I totally get it – when you’re betrayed by a male partner (or watch male superiors and colleagues get away with annoying, abusive, or criminal behavior; or get constantly told that femininity is inferior to masculinity), you get mad as hell and pummel your “invisible partner” within an inch of his life.
The video outlines a good course of action: tear shit up (my primary regret of being rendered homeless by my last breakup was that I didn’t get to destroy a living room in such an epic fashion), march in solidarity with other rightly angry women (or honor your feminine archetypes, if you want to read it that way), but ultimately embrace your masculine side (the way Kelis kicks it with the Neptunes (who produced the track) at the end of the video).

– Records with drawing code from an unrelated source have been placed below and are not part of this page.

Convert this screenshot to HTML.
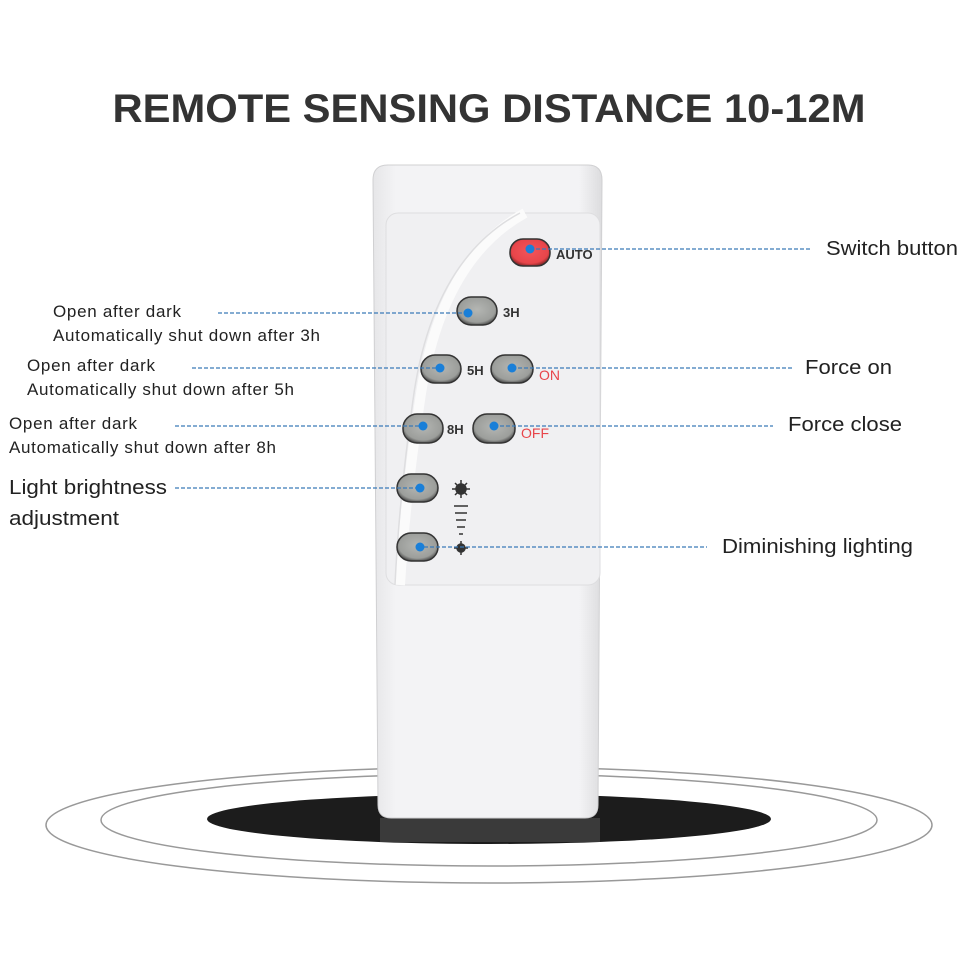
<!DOCTYPE html>
<html><head><style>
body{margin:0;background:#fff;}
svg{display:block;font-family:"Liberation Sans",sans-serif;}
</style></head><body>
<svg width="970" height="970" viewBox="0 0 970 970" xmlns="http://www.w3.org/2000/svg">
<defs>
<linearGradient id="body" x1="0" x2="1" y1="0" y2="0">
<stop offset="0" stop-color="#e6e6e8"/><stop offset="0.1" stop-color="#f3f3f5"/><stop offset="0.9" stop-color="#f3f3f5"/><stop offset="1" stop-color="#dcdcde"/>
</linearGradient>
<radialGradient id="btn" cx="0.5" cy="0.45" r="0.6">
<stop offset="0" stop-color="#b4b6b3"/><stop offset="0.75" stop-color="#9c9e9b"/><stop offset="1" stop-color="#3a3a3a"/>
</radialGradient>
<radialGradient id="red" cx="0.5" cy="0.45" r="0.6">
<stop offset="0" stop-color="#f2555a"/><stop offset="0.75" stop-color="#e8454a"/><stop offset="1" stop-color="#6a2020"/>
</radialGradient>
</defs>
<text x="489" y="122" text-anchor="middle" font-size="40" font-weight="bold" fill="#333" textLength="753" lengthAdjust="spacingAndGlyphs">REMOTE SENSING DISTANCE 10-12M</text>

<ellipse cx="489" cy="825" rx="443" ry="58" fill="none" stroke="#999" stroke-width="1.5"/>
<ellipse cx="489" cy="820" rx="388" ry="46" fill="none" stroke="#999" stroke-width="1.5"/>
<ellipse cx="489" cy="819" rx="282" ry="25" fill="#1c1c1c"/>
<rect x="380" y="818" width="220" height="24" fill="#3a3a3a"/>

<path d="M388,165 H588 Q602,165 602,180 L598,805 Q598,818 585,818 H391 Q378,818 378,805 L373,180 Q373,165 388,165 Z" fill="url(#body)" stroke="#d0d0d2"/>
<rect x="386" y="213" width="214" height="372" rx="12" fill="#f0f0f2" stroke="#dedee0"/>
<path d="M525,213 Q440,260 420,400 Q405,500 400,585" fill="none" stroke="#fbfbfb" stroke-width="10"/>
<path d="M520,213 Q432,260 413,400 Q399,500 395,585" fill="none" stroke="#dedee0" stroke-width="1.5"/>

<g stroke="#333" stroke-width="1.5">
<rect x="510" y="239" width="40" height="27" rx="13" fill="url(#red)"/>
<rect x="457" y="297" width="40" height="28" rx="14" fill="url(#btn)"/>
<rect x="421" y="355" width="40" height="28" rx="14" fill="url(#btn)"/>
<rect x="491" y="355" width="42" height="28" rx="14" fill="url(#btn)"/>
<rect x="403" y="414" width="40" height="29" rx="14" fill="url(#btn)"/>
<rect x="473" y="414" width="42" height="29" rx="14" fill="url(#btn)"/>
<rect x="397" y="474" width="41" height="28" rx="14" fill="url(#btn)"/>
<rect x="397" y="533" width="41" height="28" rx="14" fill="url(#btn)"/>
</g>
<g font-size="13" font-weight="bold" fill="#333">
<text x="556" y="259">AUTO</text>
<text x="503" y="317">3H</text>
<text x="467" y="375">5H</text>
<text x="447" y="434">8H</text>
</g>
<g font-size="14" fill="#e8454a">
<text x="539" y="380">ON</text>
<text x="521" y="438">OFF</text>
</g>
<g stroke="#333" stroke-width="1.5">
<circle cx="461" cy="489" r="5" fill="#333"/>
<line x1="452" y1="489" x2="470" y2="489"/><line x1="461" y1="480" x2="461" y2="498"/>
<line x1="455" y1="483" x2="467" y2="495"/><line x1="467" y1="483" x2="455" y2="495"/>
<line x1="454" y1="506" x2="468" y2="506"/><line x1="455" y1="513" x2="467" y2="513"/><line x1="456" y1="520" x2="466" y2="520"/><line x1="457" y1="527" x2="465" y2="527"/><line x1="459" y1="534" x2="463" y2="534"/>
<circle cx="461" cy="548" r="4" fill="#333"/>
<line x1="454" y1="548" x2="468" y2="548"/><line x1="461" y1="541" x2="461" y2="555"/>
</g>

<g stroke="#3a7ab8" stroke-width="1.2" stroke-dasharray="4,2" fill="none">
<line x1="530" y1="249" x2="812" y2="249"/>
<line x1="218" y1="313" x2="470" y2="313"/>
<line x1="192" y1="368" x2="440" y2="368"/>
<line x1="512" y1="368" x2="792" y2="368"/>
<line x1="175" y1="426" x2="423" y2="426"/>
<line x1="494" y1="426" x2="773" y2="426"/>
<line x1="175" y1="488" x2="420" y2="488"/>
<line x1="418" y1="547" x2="707" y2="547"/>
</g>
<g fill="#1a7fd8">
<circle cx="530" cy="249" r="4.5"/><circle cx="468" cy="313" r="4.5"/><circle cx="440" cy="368" r="4.5"/><circle cx="512" cy="368" r="4.5"/><circle cx="423" cy="426" r="4.5"/><circle cx="494" cy="426" r="4.5"/><circle cx="420" cy="488" r="4.5"/><circle cx="420" cy="547" r="4.5"/>
</g>

<g font-size="17" fill="#222" lengthAdjust="spacingAndGlyphs">
<text x="53" y="317" textLength="128">Open after dark</text>
<text x="53" y="341" textLength="267">Automatically shut down after 3h</text>
<text x="27" y="371" textLength="128">Open after dark</text>
<text x="27" y="395" textLength="267">Automatically shut down after 5h</text>
<text x="9" y="429" textLength="128">Open after dark</text>
<text x="9" y="453" textLength="267">Automatically shut down after 8h</text>
</g>
<g font-size="20" fill="#222">
<text x="9" y="494" textLength="158" lengthAdjust="spacingAndGlyphs">Light brightness</text>
<text x="9" y="525" textLength="110" lengthAdjust="spacingAndGlyphs">adjustment</text>
<text x="826" y="255" textLength="132" lengthAdjust="spacingAndGlyphs">Switch button</text>
<text x="805" y="374" textLength="87" lengthAdjust="spacingAndGlyphs">Force on</text>
<text x="788" y="431" textLength="114" lengthAdjust="spacingAndGlyphs">Force close</text>
<text x="722" y="553" textLength="191" lengthAdjust="spacingAndGlyphs">Diminishing lighting</text>
</g>
</svg>
</body></html>
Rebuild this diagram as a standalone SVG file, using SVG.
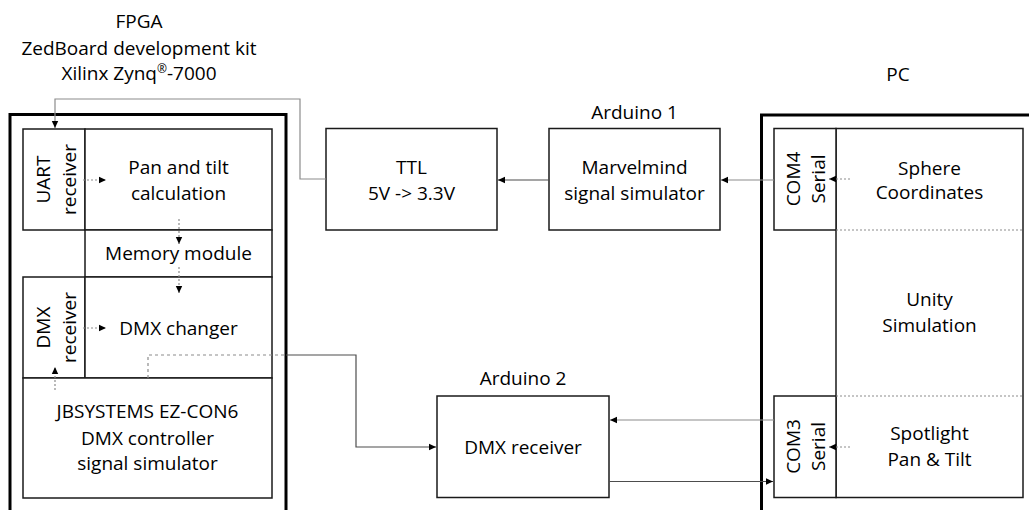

This isn’t about manning up or copping male entitlement, it’s about becoming a whole, balanced person in the face of hardship and trauma. If you’re going to be a successful freelancer, you need to be a one-woman-army and have all archetypes on deck – including some strong, sensitive masculine ones.
See what I mean? That was not at all what one might have expected- but it was spot on. I’m reminded of the great Maxine Waters, D-CA, and the now famous “reclaiming my time” moment. Don’t let expectations about who or how to be stop you from getting the answers, rest, gigs, recognition, or WHATEVER you need to be happy in your career.